By David Fairchild Weeks, M.D.,
Medical Superintendent and Executive Officer, the New Jersey State Village for Epileptics at Skillman, U.S.A.

In this paper the writer has endeavoured to learn what laws, if any, epilepsy follows in its return to successive generations, and the relation it bears to alcoholism, migraine, paralysis, and other symptoms of lack of neural strength.

The data used in the study was analysed according to the Mendelian method which assumes that the inheritance of any character is not from the parents, grandparents, etc., but from the germ plasm out of which every fraternity and its parents and other relatives have arisen. If the soma possesses the trait of the recessive to normality sort, it lacks in its germ plasm the determiner upon which the normal development depends, and this condition is called nulliplex. If the soma possesses the trait of the dominant to normality sort, the determiner was derived from both parents and is double in the germ plasm, or normal, all of the germ cells have the determiner; or else it came from one parent only, is single in the germ plasm, or simplex, and half of the germ cells have and half lack the determiner.

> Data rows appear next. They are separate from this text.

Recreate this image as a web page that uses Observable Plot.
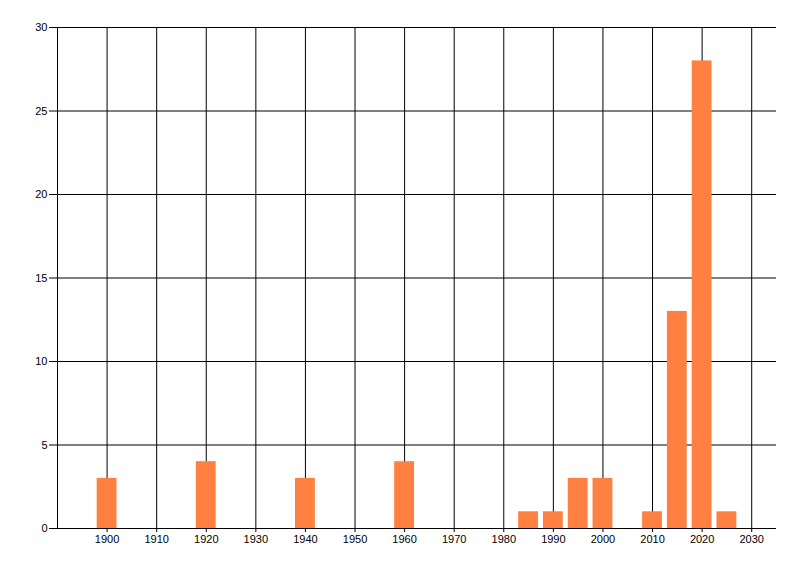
<!DOCTYPE html>
<html>
<head>
<meta charset="utf-8">
<script src="https://cdn.jsdelivr.net/npm/d3@7"></script>
<script src="https://cdn.jsdelivr.net/npm/@observablehq/plot@0.6"></script>
<style>
  html, body { margin: 0; padding: 0; background: #fff; }
  #chart svg { display: block; }
</style>
</head>
<body>
<div id="chart"></div>
<script>
const years  = [1900, 1920, 1940, 1960, 1985, 1990, 1995, 2000, 2010, 2015, 2020, 2025];
const counts = [3, 4, 3, 4, 1, 1, 3, 3, 1, 13, 28, 1];
const xTicks = [1900, 1910, 1920, 1930, 1940, 1950, 1960, 1970, 1980, 1990, 2000, 2010, 2020, 2030];
const yTicks = [0, 5, 10, 15, 20, 25, 30];

const data = years.map((y, i) => ({year: y, count: counts[i]}));

const chart = Plot.plot({
  width: 800,
  height: 576,
  marginLeft: 57,
  marginRight: 24,
  marginTop: 27,
  marginBottom: 48,
  style: {fontFamily: "'Liberation Sans', Arial, sans-serif", fontSize: "11px", color: "#000", background: "#fff"},
  x: {domain: [1890, 2035], ticks: xTicks},
  y: {domain: [0, 30], ticks: yTicks},
  marks: [
    Plot.ruleX(xTicks, {y1: 0, y2: 30, stroke: "#000", strokeWidth: 1}),
    Plot.ruleY(yTicks, {x1: 1890, x2: 2035, stroke: "#000", strokeWidth: 1}),
    Plot.rectY(data, {x1: d => d.year - 2, x2: d => d.year + 2, y: "count", fill: "#ff8040"}),
    Plot.ruleX([1890], {y1: 0, y2: 30, stroke: "#000"}),
    Plot.ruleY([0], {x1: 1890, x2: 2035, stroke: "#000"}),
    Plot.axisY({ticks: yTicks, tickSize: 8, tickPadding: 2, tickFormat: d => String(d), label: null, stroke: "#000"}),
    Plot.axisX({ticks: xTicks, tickSize: 4, tickPadding: 3, tickFormat: d => String(d), label: null, stroke: "#000"})
  ]
});
document.getElementById("chart").appendChild(chart);
</script>
</body>
</html>
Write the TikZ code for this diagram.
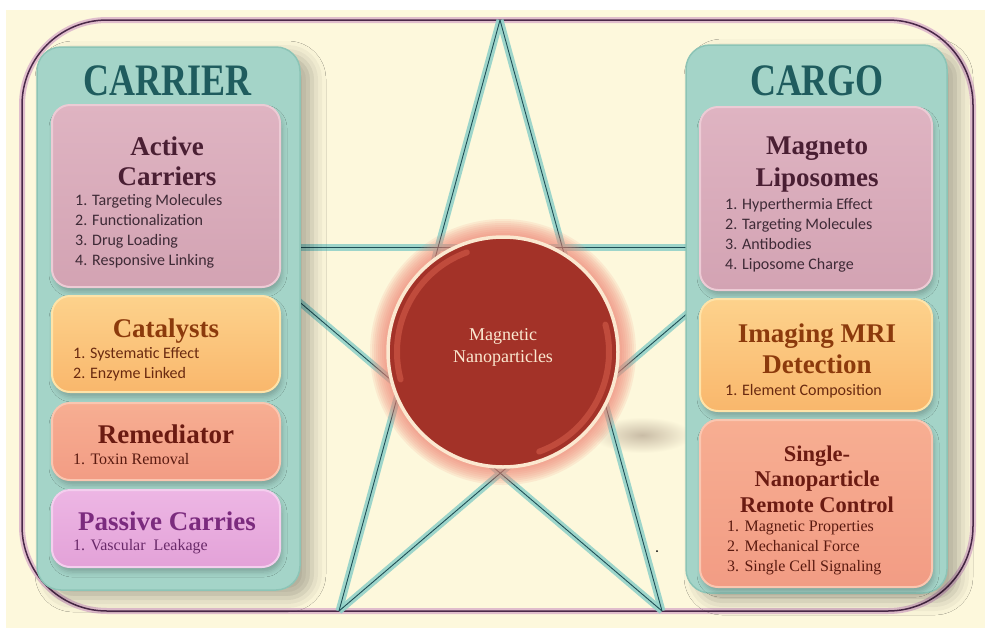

The method of obtaining the data was by means of field workers, who interviewed in their homes the parents, relatives and all others interested in the epileptic patient. These visits have established a friendly feeling toward and an intelligent understanding of the Institution and its work.

The study is based on the data derived from 397 histories, covering 440 matings.

The matings are classified under the six possible types, of nulliplex × nulliplex, nulliplex × simplex, nulliplex × normal, simplex × simplex, simplex × normal, and normal × normal.

Under the first type all those matings where both parents were epileptic, one was epileptic and the other feeble-minded, or both were feeble-minded, are classified. According to Mendel's Law, all of the children should be nulliplex. The data showed all of the children defective.

Under the type nulliplex × simplex, all matings where one parent was epileptic or feeble-minded and the other "tainted," that is, alcoholic, neurotic, migrainous, or showed some mental weakness, are classified. From this type of mating, 50% of the offspring are expected to be nulliplex and 50% simplex. From the matings where one parent was epileptic or feeble-minded and the other alcoholic, there were 61% mentally deficient or nulliplex, the remainder simplex. The figures for the offspring from the other matings showed 47% nulliplex, and 53% simplex.

For the third type, nulliplex by normal, all those matings where one parent was epileptic or feeble-minded and the other reported as mentally normal are classified. From this type of mating, the expectations are that all of the children would be simplex. A study of the ancestors of the normal parents showed these parents simplex rather than normal. The analysis of the offspring showed at least 43% nulliplex, which is a close fitting to the type of mating nulliplex × simplex.

The fourth type of mating is simplex × simplex. Here, all matings where both of the parents were "tainted" are classified. The expectation is that 25% of the offspring would be nulliplex, in reality 35% were found to be mentally deficient.